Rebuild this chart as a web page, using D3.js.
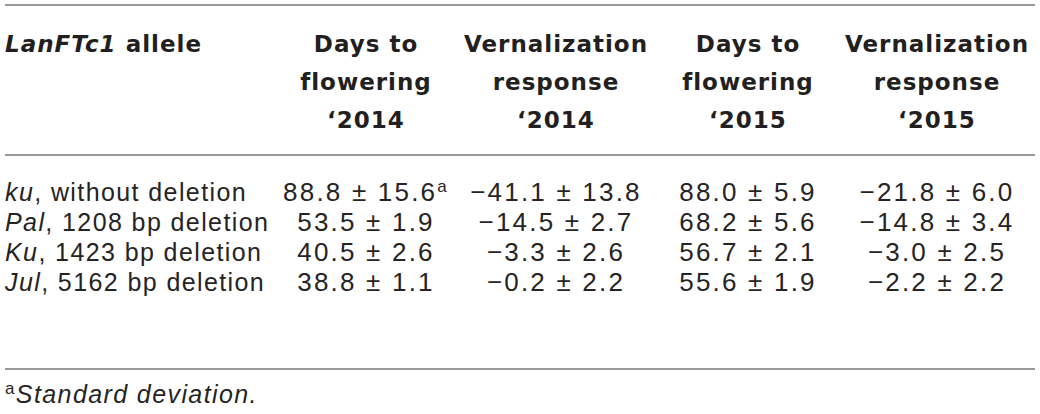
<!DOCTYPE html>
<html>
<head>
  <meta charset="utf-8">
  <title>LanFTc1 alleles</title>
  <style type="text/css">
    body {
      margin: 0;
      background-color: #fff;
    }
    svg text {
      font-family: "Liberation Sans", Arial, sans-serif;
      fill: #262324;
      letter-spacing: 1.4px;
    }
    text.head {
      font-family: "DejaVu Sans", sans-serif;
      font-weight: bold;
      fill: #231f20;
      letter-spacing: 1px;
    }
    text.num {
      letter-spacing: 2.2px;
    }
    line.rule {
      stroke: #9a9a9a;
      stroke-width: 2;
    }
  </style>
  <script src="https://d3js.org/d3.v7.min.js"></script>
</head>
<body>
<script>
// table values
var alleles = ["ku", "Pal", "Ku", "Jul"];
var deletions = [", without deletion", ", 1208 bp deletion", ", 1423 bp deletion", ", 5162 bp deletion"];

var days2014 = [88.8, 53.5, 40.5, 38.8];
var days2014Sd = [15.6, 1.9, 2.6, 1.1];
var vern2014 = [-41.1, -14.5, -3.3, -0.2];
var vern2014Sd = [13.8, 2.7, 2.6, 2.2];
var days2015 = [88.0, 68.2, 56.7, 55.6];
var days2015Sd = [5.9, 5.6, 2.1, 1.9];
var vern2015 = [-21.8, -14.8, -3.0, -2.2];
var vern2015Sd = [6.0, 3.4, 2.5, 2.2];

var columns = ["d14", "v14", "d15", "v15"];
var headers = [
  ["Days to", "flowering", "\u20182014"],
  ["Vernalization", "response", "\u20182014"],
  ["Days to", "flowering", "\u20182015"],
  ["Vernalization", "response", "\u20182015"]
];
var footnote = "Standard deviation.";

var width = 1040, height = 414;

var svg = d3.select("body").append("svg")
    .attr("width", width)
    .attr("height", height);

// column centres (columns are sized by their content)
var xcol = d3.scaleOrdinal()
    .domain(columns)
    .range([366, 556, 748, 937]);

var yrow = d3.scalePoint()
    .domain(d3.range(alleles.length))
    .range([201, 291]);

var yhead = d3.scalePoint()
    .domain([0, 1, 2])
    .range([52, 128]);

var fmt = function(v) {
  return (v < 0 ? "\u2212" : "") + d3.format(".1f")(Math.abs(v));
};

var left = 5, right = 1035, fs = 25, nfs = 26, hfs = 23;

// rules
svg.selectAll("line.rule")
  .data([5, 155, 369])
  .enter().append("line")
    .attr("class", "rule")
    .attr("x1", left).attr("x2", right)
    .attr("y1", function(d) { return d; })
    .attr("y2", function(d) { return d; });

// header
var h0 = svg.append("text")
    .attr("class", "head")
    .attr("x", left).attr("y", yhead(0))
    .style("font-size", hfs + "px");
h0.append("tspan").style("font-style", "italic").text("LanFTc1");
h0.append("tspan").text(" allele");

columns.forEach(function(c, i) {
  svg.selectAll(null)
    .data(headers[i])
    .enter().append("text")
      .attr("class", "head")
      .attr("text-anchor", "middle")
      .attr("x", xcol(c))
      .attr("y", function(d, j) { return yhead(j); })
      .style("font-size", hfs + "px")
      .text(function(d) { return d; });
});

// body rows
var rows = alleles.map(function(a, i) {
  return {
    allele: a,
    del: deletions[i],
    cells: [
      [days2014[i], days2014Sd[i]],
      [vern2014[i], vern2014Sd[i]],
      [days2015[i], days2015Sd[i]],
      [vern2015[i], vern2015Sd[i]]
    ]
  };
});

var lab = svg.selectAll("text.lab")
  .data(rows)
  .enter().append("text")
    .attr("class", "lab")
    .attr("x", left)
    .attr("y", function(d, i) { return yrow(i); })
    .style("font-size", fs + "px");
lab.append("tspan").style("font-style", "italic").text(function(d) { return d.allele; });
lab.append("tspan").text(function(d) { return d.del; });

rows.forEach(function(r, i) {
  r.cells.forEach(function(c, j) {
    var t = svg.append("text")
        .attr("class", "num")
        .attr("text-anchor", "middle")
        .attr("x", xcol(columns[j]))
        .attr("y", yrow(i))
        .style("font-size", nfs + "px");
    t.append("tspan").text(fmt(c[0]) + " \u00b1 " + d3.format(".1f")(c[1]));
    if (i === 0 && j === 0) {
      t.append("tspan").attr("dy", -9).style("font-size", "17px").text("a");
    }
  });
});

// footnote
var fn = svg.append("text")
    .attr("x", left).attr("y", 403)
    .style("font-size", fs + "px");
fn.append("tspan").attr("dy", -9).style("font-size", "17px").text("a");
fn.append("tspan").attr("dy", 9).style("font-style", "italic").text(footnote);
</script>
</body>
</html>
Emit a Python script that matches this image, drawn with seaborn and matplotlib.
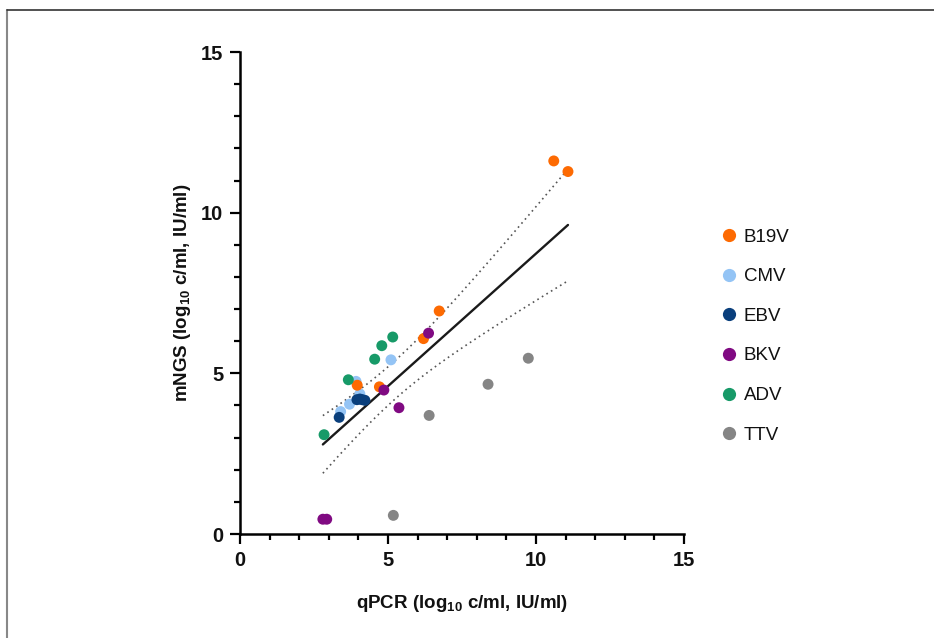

☆ ☆ ☆

> [What to produce] Copy every line of the entries above in which "this" occurs.

> [Response to the exercise]
Rebuild this chart as a web page, using D3.js.
Emit a Python script that matches this image, drawn with seaborn and matplotlib.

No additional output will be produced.